Before the ACA, Democrats would regularly rail against private sector health insurance companies. Dems would get red in the face castigating the “evil” insurers for how they treated policyholders. But now that those enterprises have been “brought to heel” (spayed and taken to obedience school), Democrats tell us that the worst thing in the world is not having private health insurance coverage. Coverage is the thing; all God’s children gotta have coverage.
What If The ACA Had Been A More Modest Reform?
But if they were truly concerned about covering more Americans, the Democrats had another option. Rather than creating a new entitlement with the ACA’s subsidy program, and taking over the health insurance industry by turning it into a public utility “or something,” Pelosi & Co. could have merely expanded Medicaid more than they did in the ACA.

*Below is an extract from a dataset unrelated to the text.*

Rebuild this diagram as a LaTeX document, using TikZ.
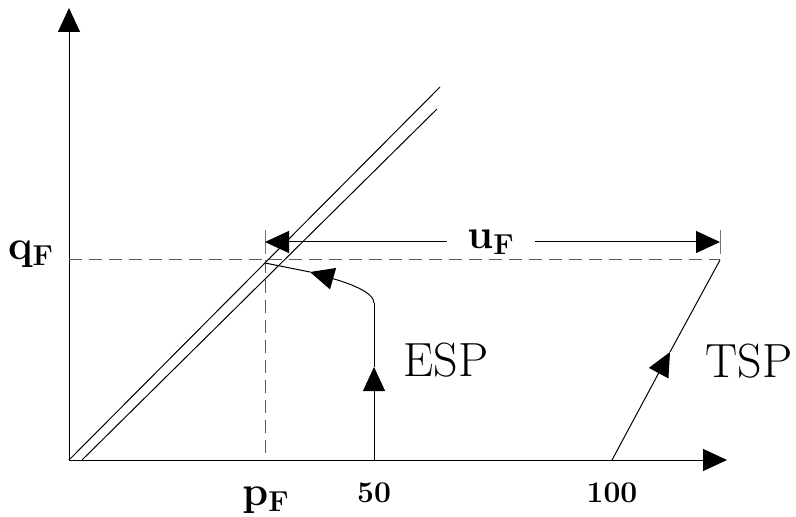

The former speaker, however, speaks of “more people on Medicaid or something.” Is there something wrong with Medicaid, Madame Speaker? If so, then why didn’t you throw all the Medicaid enrollees into the individual health insurance market, and put them all on private insurance? Of course, that would have been a mite expensive, but you seem to think Medicaid isn’t much good.
What if the ACA had been a more modest reform? What if the Democrats hadn’t created the subsidy program, and had instead repealed McCarran to foster some real competition in the private insurance market? What if Democrats had put the truly desperate with “pre-existing conditions” into Medicaid?
We certainly wouldn’t be in the fix we’re in today, as most of the ACA’s problems have to do with the exchanges, the “Non-Group” market, with its infernal subsidy program. Also, these simple reforms could have gone into effect years earlier. Such a reform would also have gotten some GOP buy-in. Indeed, I’d imagine there would have been overwhelming GOP support for it. Such a simple reform would have gone far to make the private sector insurance market truly private.
But no, the Dems wanted a takeover, and that they got. Besides the health insurance industry, what else in the private sector do Democrats want to take over?
Republicans Aren’t Offering A Good Alternative
The solution to the problem of healthcare back in 2009 was the two minor tweaks just described. Creating more competition in the Non-Group market, and segregating out the sickest poor people would have done wonders to counter the escalating prices we had seen. But instead, the Dems didn’t touch McCarran and put the sickest Americans into the smallest cohort, the Non-Group market, which at the time comprised but 4 percent of the population.
Republicans have a unique opportunity to actually rollback a federal entitlement. That’s because the entitlement is new, isn’t working, and isn’t affordable. And it’s also because the entitlement is a fascistic intervention into the private sector. But what do we hear from GOP congressmen but a desire to prop it up; they actually want to retain the subsidy program, the worst part of the ACA. The lack of grit and guts that we’re seeing from Republicans in Congress is very disappointing.
We’re still in this mess because of government: the tortured reading of the ACA’s individual mandate by the Supreme Court. America may well stay in this mess because of government: the Senate’s refusal to do what’s necessary by ending its filibuster rule for legislation. Were the Senate to end the legislative filibuster, they should repeal the ACA in its entirety, repeal the relevant parts of McCarran-Ferguson, and put needy patients with pre-existing conditions into Medicaid.
Of course, much else needs to be done to fix our healthcare system, like tort reform and ferreting out fraud and ending pointless regulations. But the repeal bill just outlined might be the most that Americans can hope for in 2017.